====== INFORMATION SUPPLIED ======

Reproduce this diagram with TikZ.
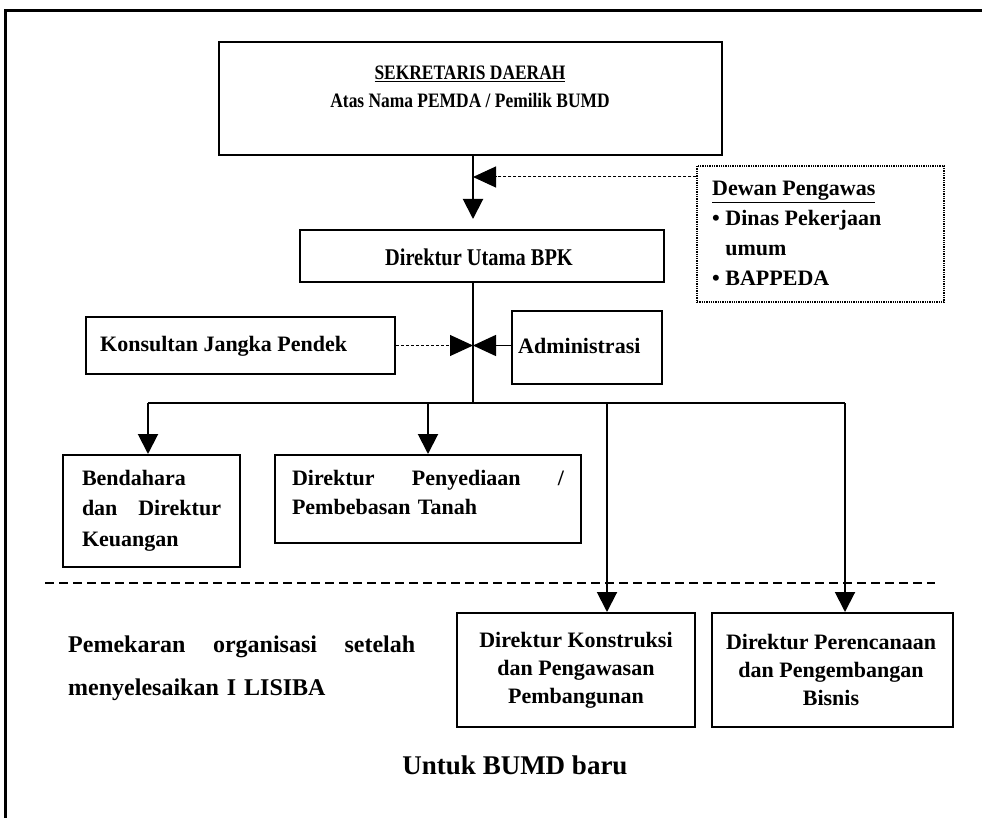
\documentclass[tikz,border=0pt]{standalone}
\usepackage{fontspec}
\setmainfont{Liberation Serif}
\newfontfamily\narrowserif{Liberation Serif}[FakeStretch=0.85]
\usetikzlibrary{arrows.meta}
\begin{document}
\begin{tikzpicture}[x=1pt,y=-1pt,
  box/.style={draw, line width=2pt, inner sep=0pt},
  txt/.style={font=\fontsize{22}{30}\selectfont\bfseries, inner sep=0pt},
  arr/.style={line width=2pt, -{Triangle[length=20pt,width=20pt]}},
  sidearr/.style={-{Triangle[length=23pt,width=21pt]}},
]
\useasboundingbox (0,0) rectangle (982,818);

% outer frame (left and top edges)
\draw[line width=3pt] (5,818) -- (5,11) -- (982,11);

% helper coordinates for the trunk and branch lines
\coordinate (trunk) at (473,0);
\coordinate (dwy) at (0,177);
\coordinate (br) at (0,403);
\coordinate (c1) at (148,403);
\coordinate (c2) at (428,403);
\coordinate (c3) at (607,403);
\coordinate (c4) at (845,403);

% top box
\node[box, minimum width=503pt, minimum height=113pt] (sek) at (470.5,98.5) {};
\node[txt, font=\narrowserif\fontsize{20.5}{28}\selectfont\bfseries, align=center] (sektxt) at (470,87)
  {\underline{SEKRETARIS DAERAH}\\Atas Nama PEMDA / Pemilik BUMD};

% main director
\node[box, minimum width=364pt, minimum height=52pt] (dir) at (482,256) {};
\node[txt, font=\narrowserif\fontsize{24}{30}\selectfont\bfseries] (dirtxt) at (479,257) {Direktur Utama BPK};

% supervisory board
\node[draw, densely dotted, line width=1.3pt, minimum width=247pt, minimum height=136pt] (dewan) at (820.5,234) {};
\node[txt, align=left, anchor=north west] (dewantxt) at (712,181)
  {\underline{Dewan Pengawas}\\• Dinas Pekerjaan\\\phantom{• }umum\\• BAPPEDA};

% side units
\node[box, minimum width=309pt, minimum height=57pt] (kons) at (240.5,345.5) {};
\node[txt, anchor=west] (konstxt) at (100,346) {Konsultan Jangka Pendek};
\node[box, minimum width=150pt, minimum height=73pt] (adm) at (587,347.5) {};
\node[txt, anchor=west] (admtxt) at (518,346) {Administrasi};

% lower units
\node[box, minimum width=177pt, minimum height=112pt] (bend) at (151.5,511) {};
\node[txt, text width=139pt, align=left, anchor=north, font=\fontsize{22}{30.5}\selectfont\bfseries] (bendtxt) at (151.5,470)
  {Bendahara\\dan\hfill Direktur\\Keuangan};
\node[box, minimum width=306pt, minimum height=88pt] (peny) at (428,499) {};
\node[txt, text width=272pt, align=left, anchor=north, font=\fontsize{22}{29.5}\selectfont\bfseries] (penytxt) at (428,470)
  {Direktur\hfill Penyediaan\hfill /\\Pembebasan Tanah};

% separator
\draw[line width=2pt, dash pattern=on 9pt off 5pt] (45,583) -- (935,583);

% new units
\node[box, minimum width=238pt, minimum height=114pt] (kon) at (576,670) {};
\node[txt, align=center, font=\fontsize{22}{28}\selectfont\bfseries] (kontxt) at (576,670)
  {Direktur Konstruksi\\dan Pengawasan\\Pembangunan};
\node[box, minimum width=241pt, minimum height=114pt] (per) at (832.5,670) {};
\node[txt, align=center, font=\fontsize{22}{28}\selectfont\bfseries] (pertxt) at (831,670)
  {Direktur Perencanaan\\dan Pengembangan\\Bisnis};

\node[txt, text width=347pt, align=left, anchor=north west, font=\fontsize{24}{43}\selectfont\bfseries] (pemtxt) at (68,636)
  {Pemekaran\hfill organisasi\hfill setelah\\menyelesaikan I LISIBA};
\node[txt, font=\fontsize{27}{32}\selectfont\bfseries] (baru) at (515,765) {Untuk BUMD baru};

% connectors
\draw[arr, shorten >=10pt] (sek.south -| trunk) -- (dir.north -| trunk);
\draw[sidearr, densely dashed, line width=1pt] (dewan.west |- dwy) -- (trunk |- dwy);
\draw[line width=2pt] (dir.south -| trunk) -- (trunk |- br);
\draw[sidearr, densely dashed, line width=1pt] (kons.east) -- (kons.east -| trunk);
\draw[sidearr, line width=1.5pt] (adm.west |- kons.east) -- (kons.east -| trunk);
\draw[line width=2pt] (c1) -- (c4);
\draw[arr] (c1) -- (c1 |- bend.north);
\draw[arr] (c2) -- (c2 |- peny.north);
\draw[arr] (c3) -- (c3 |- kon.north);
\draw[arr] (c4) -- (c4 |- per.north);
\end{tikzpicture}
\end{document}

======

▶ GOAL: Go from the first line of the data above to the line containing "(c4) at (845,403);" and retype exactly those lines, both included, but none of the pictures.

▶ SOLUTION TO THE EXERCISE:
Reproduce this diagram with TikZ.
\documentclass[tikz,border=0pt]{standalone}
\usepackage{fontspec}
\setmainfont{Liberation Serif}
\newfontfamily\narrowserif{Liberation Serif}[FakeStretch=0.85]
\usetikzlibrary{arrows.meta}
\begin{document}
\begin{tikzpicture}[x=1pt,y=-1pt,
  box/.style={draw, line width=2pt, inner sep=0pt},
  txt/.style={font=\fontsize{22}{30}\selectfont\bfseries, inner sep=0pt},
  arr/.style={line width=2pt, -{Triangle[length=20pt,width=20pt]}},
  sidearr/.style={-{Triangle[length=23pt,width=21pt]}},
]
\useasboundingbox (0,0) rectangle (982,818);

% outer frame (left and top edges)
\draw[line width=3pt] (5,818) -- (5,11) -- (982,11);

% helper coordinates for the trunk and branch lines
\coordinate (trunk) at (473,0);
\coordinate (dwy) at (0,177);
\coordinate (br) at (0,403);
\coordinate (c1) at (148,403);
\coordinate (c2) at (428,403);
\coordinate (c3) at (607,403);
\coordinate (c4) at (845,403);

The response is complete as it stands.